Sabine Chaouche is a scholar expert in the history of theatre, intellectual history (histoire des idées) and also social and economic history.
She studied at the University of Oxford (New College), where she completed a DPhil in Social and Economic History [1] (2017) and at the Université de Paris-Sorbonne where she completed a PhD in Literature and Theatre (1999)[1] and an Habilitation à Diriger des Recherches (2005).[2] She taught French literature and theatre in Oxford and Kuala Lumpur.
Chaouche is a researcher primarily known for her work in cultural history, but also in intellectual history, as she has extensively examined the concept of the "theatrical," the concept of the "actor," the self in theatre, and more broadly, the philosophy of the Actor in the Age of Enlightenment.[3] Her books on acting and declamation in the seventeenth and eighteenth centuries have become reference works.[4][5][6] She has meticulously analysed an extensive array of acting theories spanning from the 1650s to the 1800s and is regarded as 'one of the most important representatives of current research into the history of the French theatre of the 17th and 18th centuries'.[7] In recent years, she examined staging, creation, performance, masculinity, and the economy of entertainments.
Her multidisciplinary area of expertise includes gender studies, the history of consumption and trade in nineteenth-century Europe, as well as Oxford students' daily life in the Victorian and Edwardian eras.
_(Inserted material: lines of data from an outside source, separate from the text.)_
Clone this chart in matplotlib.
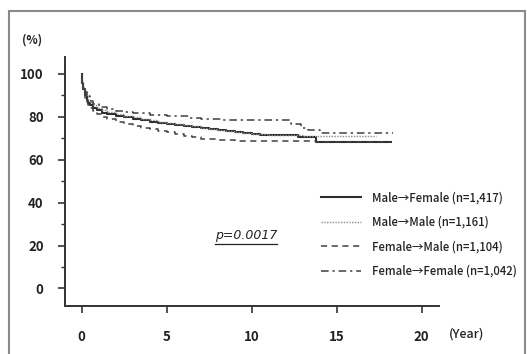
import matplotlib
matplotlib.use("Agg")
import matplotlib.pyplot as plt
from matplotlib.patches import Rectangle
from matplotlib.lines import Line2D

plt.rcParams['font.family'] = ['Noto Sans CJK JP', 'DejaVu Sans']

# ---- data ----
labels = ["Male\u2192Female (n=1,417)", "Male\u2192Male (n=1,161)",
          "Female\u2192Male (n=1,104)", "Female\u2192Female (n=1,042)"]

mf_t = [0, 0.05, 0.1, 0.2, 0.3, 0.4, 0.5, 0.7, 0.9, 1.2, 1.5, 2.0, 2.5, 3.0, 3.5, 4.0, 4.5, 5.0,
        5.5, 6.0, 6.5, 7.0, 7.5, 8.0, 8.5, 9.0, 9.5, 10.0, 10.5, 11.0, 12.7, 13.8, 18.2]
mf_v = [100, 96, 93, 90, 88, 86.5, 85.3, 84, 83, 82, 81.3, 80.5, 79.7, 79, 78.3, 77.8, 77.3, 76.8,
        76.2, 75.7, 75.2, 74.8, 74.3, 73.8, 73.4, 73, 72.5, 72, 71.7, 71.4, 70.4, 68.4, 68.4]

mm_t = [0, 0.05, 0.1, 0.2, 0.3, 0.4, 0.5, 0.7, 0.9, 1.2, 1.5, 2.0, 2.5, 3.0, 3.5, 4.0, 4.5, 5.0,
        5.5, 6.0, 6.5, 7.0, 7.5, 8.0, 8.5, 9.0, 9.5, 10.0, 10.5, 11.0, 12.0, 13.0, 17.3]
mm_v = [100, 96.5, 94, 91.5, 89.5, 88, 87, 85.5, 84.3, 83.2, 82.3, 81.5, 80.6, 79.8, 79, 78.4, 77.8, 77.2,
        76.6, 76, 75.5, 75, 74.5, 74, 73.5, 73, 72.6, 72.2, 71.9, 71.6, 71.3, 71.0, 71.0]

fm_t = [0, 0.05, 0.1, 0.2, 0.3, 0.4, 0.5, 0.7, 0.9, 1.2, 1.5, 2.0, 2.5, 3.0, 3.5, 4.0, 4.5, 5.0,
        5.5, 6.0, 6.5, 7.0, 8.0, 9.0, 13.8, 18.2]
fm_v = [100, 95.5, 92, 89, 87, 85.5, 84, 82.5, 81.3, 80, 79, 77.7, 76.5, 75.5, 74.8, 74.2, 73.5, 72.8,
        72, 71.2, 70.5, 69.8, 69.3, 68.9, 68.2, 68.2]

ff_t = [0, 0.05, 0.1, 0.2, 0.3, 0.5, 0.7, 1.0, 1.5, 2.0, 2.5, 3.0, 4.0, 5.0, 6.3, 7.0, 8.3, 12.3,
        12.9, 13.3, 14.0, 18.3]
ff_v = [100, 96.5, 94, 91.5, 89.5, 87.3, 85.8, 84.5, 83.5, 82.8, 82.2, 81.6, 81.0, 80.4, 79.4, 79.0, 78.3,
        76.8, 75.0, 74.0, 72.6, 72.6]

x_ticks = [0, 5, 10, 15, 20]
y_ticks = [0, 20, 40, 60, 80, 100]
p_text = "p=0.0017"

W, H = 527, 354
fig = plt.figure(figsize=(W / 100, H / 100), dpi=100)
ax = fig.add_axes([64.5 / W, 1 - 306 / H, (438.7 - 64.5) / W, (306 - 57) / H])

series = [(mf_t, mf_v, dict(color="#2e2e2e", lw=1.5, ls="-")),
          (mm_t, mm_v, dict(color="#8c8c8c", lw=1.0, ls=(0, (1, 1)))),
          (fm_t, fm_v, dict(color="#404040", lw=1.1, ls=(0, (4, 3)))),
          (ff_t, ff_v, dict(color="#404040", lw=1.1, ls=(0, (5, 2.5, 1.5, 2.5))))]
for (t, v, st), lab in zip(series, labels):
    ax.plot(t, v, drawstyle="steps-post", label=lab, **st)

ax.set_xlim(-1.0, 21.0)
ax.set_ylim(-8.2, 107.9)
for s in ["top", "right"]:
    ax.spines[s].set_visible(False)
for s in ["left", "bottom"]:
    ax.spines[s].set_color("#333333")
    ax.spines[s].set_linewidth(1.4)

ax.set_xticks(x_ticks)
ax.set_yticks(y_ticks)
ax.set_yticks([10, 30, 50, 70, 90], minor=True)
ax.tick_params(axis="both", which="major", direction="out", length=5, width=1.2,
               colors="#333333", labelsize=9.5, labelcolor="#222222")
ax.tick_params(axis="y", which="minor", direction="out", length=3, width=1.0, colors="#333333")
ax.tick_params(axis="x", pad=12)
ax.tick_params(axis="y", pad=10)
for lab in ax.get_xticklabels() + ax.get_yticklabels():
    lab.set_fontweight("bold")

leg = ax.legend(loc="upper left", bbox_to_anchor=(321 / W, 1 - 191 / H),
                bbox_transform=fig.transFigure, frameon=False,
                prop=dict(size=8.2, weight="medium"),
                handlelength=3.5, handletextpad=1.0, labelspacing=1.02,
                borderpad=0, borderaxespad=0)
for t in leg.get_texts():
    t.set_color("#222222")

fig.text(32 / W, 1 - 40 / H, "(%)", ha="center", va="center", fontsize=8.5,
         fontweight="bold", color="#222222")
fig.text(467 / W, 1 - 334 / H, "(Year)", ha="center", va="center", fontsize=9,
         fontweight="medium", color="#222222")

pt = fig.text(246 / W, 1 - 236 / H, p_text, ha="center", va="center", fontsize=9,
              style="italic", family="DejaVu Sans", color="#222222")
fig.canvas.draw()
bb = pt.get_window_extent(renderer=fig.canvas.get_renderer())
fig.add_artist(Line2D([bb.x0 / W, bb.x1 / W], [(bb.y0 - 1) / H, (bb.y0 - 1) / H],
                      transform=fig.transFigure, color="#222222", lw=0.9))

fig.add_artist(Rectangle((9 / W, -0.02), (525 - 9) / W, 1.02 - 11 / H, transform=fig.transFigure,
                         fill=False, edgecolor="#8a8a8a", lw=1.5))

fig.savefig("out.png", dpi=100, facecolor="white")
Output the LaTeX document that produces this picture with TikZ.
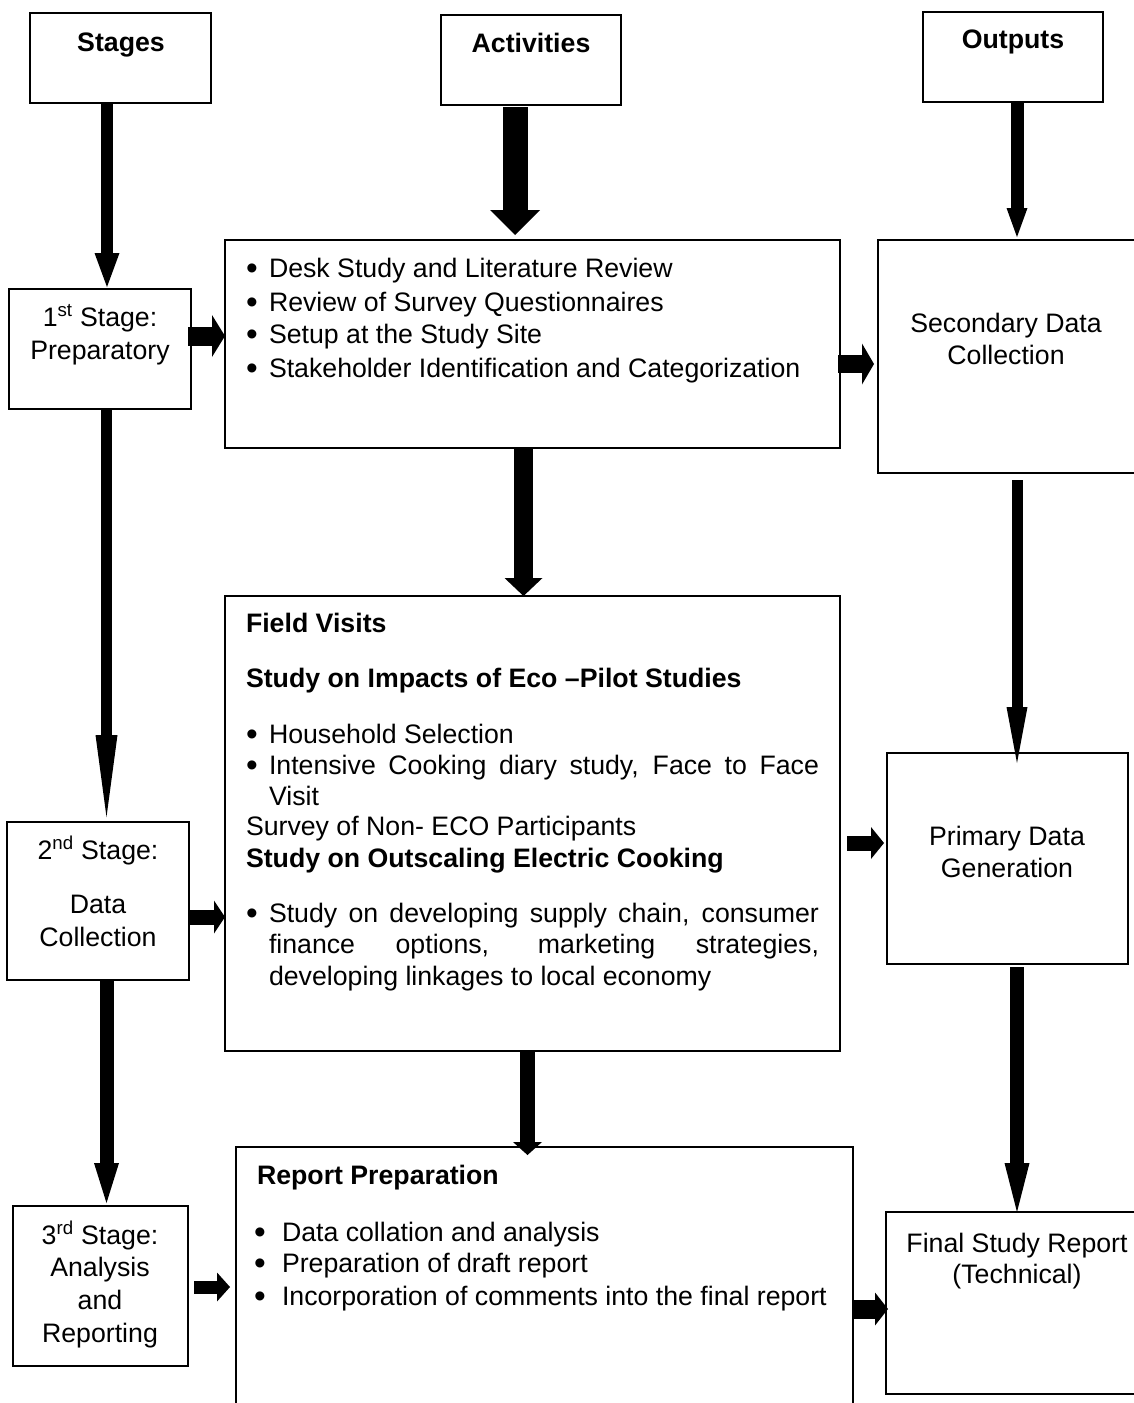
\documentclass[tikz,border=0pt]{standalone}
\usepackage{fontspec}
\setmainfont{Liberation Sans}
\usetikzlibrary{arrows.meta}
\tikzset{
 boxst/.style={draw, line width=1.5pt, inner sep=0pt, outer sep=0pt},
 txt/.style={inner sep=0pt, outer sep=0pt, font=\fontsize{26.7}{32}\selectfont},
 ctxt/.style={txt, anchor=base},
 ltxt/.style={txt, anchor=base west},
 barr/.style n args={3}{line width=#1, arrows={-{Triangle[length=#2,width=#3,line width=0pt]}}},
}
\newcommand\bulglyph{\smash{\raisebox{-2pt}{\scalebox{1.25}{\textbullet}}}}
\newcommand\bul{\makebox[23pt][l]{\bulglyph}}
\newcommand\bulw{\makebox[28pt][l]{\bulglyph}}
\begin{document}
\begin{tikzpicture}[x=1pt,y=-1pt]
\useasboundingbox (0,0) rectangle (1134,1403);
\clip (0,0) rectangle (1134,1403);
\fill[white] (0,0) rectangle (1134,1403);

% boxes
\node[boxst, minimum width=181pt, minimum height=90pt] (stages) at (120.5,58) {};
\node[boxst, minimum width=180pt, minimum height=90pt] (activities) at (531,60) {};
\node[boxst, minimum width=180pt, minimum height=90pt] (outputs) at (1013,57) {};
\node[boxst, minimum width=182pt, minimum height=120pt] (st1) at (100,349) {};
\node[boxst, minimum width=615pt, minimum height=208pt] (act1) at (532.5,344) {};
\node[boxst, minimum width=292pt, minimum height=233pt] (sec) at (1024,356.5) {};
\node[boxst, minimum width=182pt, minimum height=158pt] (st2) at (98,901) {};
\node[boxst, minimum width=615pt, minimum height=455pt] (act2) at (532.5,823.5) {};
\node[boxst, minimum width=241pt, minimum height=211pt] (prim) at (1007.5,858.5) {};
\node[boxst, minimum width=175pt, minimum height=160pt] (st3) at (100.5,1286) {};
\node[boxst, minimum width=617pt, minimum height=283pt] (act3) at (544.5,1288.5) {};
\node[boxst, minimum width=284pt, minimum height=182pt] (fin) at (1028,1303) {};

% header texts
\node[ctxt] (tstages) at (121,51) {\bfseries Stages};
\node[ctxt] (tact) at (531,52) {\bfseries Activities};
\node[ctxt] (tout) at (1013,48) {\bfseries Outputs};

% stage texts
\node[ctxt] (t1a) at (100,326) {1\textsuperscript{st} Stage:};
\node[ctxt] (t1b) at (100,359) {Preparatory};
\node[ctxt] (t2a) at (98,859) {2\textsuperscript{nd} Stage:};
\node[ctxt] (t2b) at (98,913) {Data};
\node[ctxt] (t2c) at (98,946) {Collection};
\node[ctxt] (t3a) at (100,1244) {3\textsuperscript{rd} Stage:};
\node[ctxt] (t3b) at (100,1276) {Analysis};
\node[ctxt] (t3c) at (100,1309) {and};
\node[ctxt] (t3d) at (100,1342) {Reporting};

% activity 1
\node[ltxt] (a1a) at (246,277) {\bul Desk Study and Literature Review};
\node[ltxt] (a1b) at (246,311) {\bul Review of Survey Questionnaires};
\node[ltxt] (a1c) at (246,343) {\bul Setup at the Study Site};
\node[ltxt] (a1d) at (246,377) {\bul Stakeholder Identification and Categorization};

% activity 2
\node[ltxt] (a2a) at (246,632) {\bfseries Field Visits};
\node[ltxt] (a2b) at (246,687) {\bfseries Study on Impacts of Eco –Pilot Studies};
\node[ltxt] (a2c) at (246,743) {\bul Household Selection};
\node[ltxt] (a2d) at (246,774) {\bul\makebox[550pt][s]{Intensive Cooking diary study, Face to Face}};
\node[ltxt] (a2e) at (269,805) {Visit};
\node[ltxt] (a2f) at (246,835) {Survey of Non- ECO Participants};
\node[ltxt] (a2g) at (246,867) {\bfseries Study on Outscaling Electric Cooking};
\node[ltxt] (a2h) at (246,922) {\bul\makebox[550pt][s]{Study on developing supply chain, consumer}};
\node[ltxt] (a2i) at (269,953) {\makebox[550pt][s]{finance options, marketing strategies,}};
\node[ltxt] (a2j) at (269,985) {developing linkages to local economy};

% activity 3
\node[ltxt] (a3a) at (257,1184) {\bfseries Report Preparation};
\node[ltxt] (a3b) at (254,1241) {\bulw Data collation and analysis};
\node[ltxt] (a3c) at (254,1272) {\bulw Preparation of draft report};
\node[ltxt] (a3d) at (254,1305) {\bulw Incorporation of comments into the final report};

% outputs texts
\node[ctxt] (o1a) at (1006,332) {Secondary Data};
\node[ctxt] (o1b) at (1006,364) {Collection};
\node[ctxt] (o2a) at (1007,845) {Primary Data};
\node[ctxt] (o2b) at (1007,877) {Generation};
\node[ctxt] (o3a) at (1017,1252) {Final Study Report};
\node[ctxt] (o3b) at (1017,1283) {(Technical)};

% vertical arrows
\draw[barr={12pt}{34pt}{25pt}, shorten >=2pt] (stages.south -| 107,0) -- (st1.north -| 107,0);
\draw[barr={11pt}{82pt}{22pt}, shorten >=5pt] (st1.south -| 106.5,0) -- (st2.north -| 106.5,0);
\draw[barr={14pt}{40pt}{25pt}, shorten >=3pt] (st2.south -| 106.5,0) -- (st3.north -| 106.5,0);
\draw[barr={25pt}{25pt}{50pt}, shorten <=2pt, shorten >=5pt] (activities.south -| 515,0) -- (act1.north -| 515,0);
\draw[barr={19pt}{18pt}{38pt}] (act1.south -| 523.5,0) -- (act2.north -| 523.5,0);
\draw[barr={15pt}{13pt}{29pt}, shorten >=-8pt] (act2.south -| 527.5,0) -- (act3.north -| 527.5,0);
\draw[barr={13pt}{29pt}{21pt}, shorten >=3pt] (outputs.south -| 1017,0) -- (sec.north -| 1017,0);
\draw[barr={11pt}{56pt}{21pt}, shorten <=7pt, shorten >=-10pt] (sec.south -| 1017,0) -- (prim.north -| 1017,0);
\draw[barr={14pt}{49pt}{25pt}, shorten <=3pt] (prim.south -| 1017,0) -- (fin.north -| 1017,0);

% horizontal arrows
\draw[barr={19pt}{13pt}{42pt}, shorten <=-3pt] (st1.east |- 0,336) -- (act1.west |- 0,336);
\draw[barr={18pt}{12pt}{41pt}, shorten <=-2pt, shorten >=4pt] (act1.east |- 0,364) -- (sec.west |- 0,364);
\draw[barr={15pt}{11pt}{33pt}] (st2.east |- 0,917) -- (act2.west |- 0,917);
\draw[barr={15pt}{13pt}{32pt}, shorten <=7pt, shorten >=3pt] (act2.east |- 0,843) -- (prim.west |- 0,843);
\draw[barr={13pt}{13pt}{29pt}, shorten <=6pt, shorten >=6pt] (st3.east |- 0,1287) -- (act3.west |- 0,1287);
\draw[barr={19pt}{13pt}{33pt}, shorten >=-2pt] (act3.east |- 0,1309) -- (fin.west |- 0,1309);
\end{tikzpicture}
\end{document}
She is a Fellow of the Royal Historical Society. She heads the book series "Biographies" and "Dictionaries and Synthesis" (17th and 18th centuries) at Éditions Classiques Garnier. She created the journal European Drama and Performance Studies. She also co-leads a major project, Les Contemporaines (1640-2000), which focuses on the history of female perfomers (to be published by Éditions Classiques Garnier).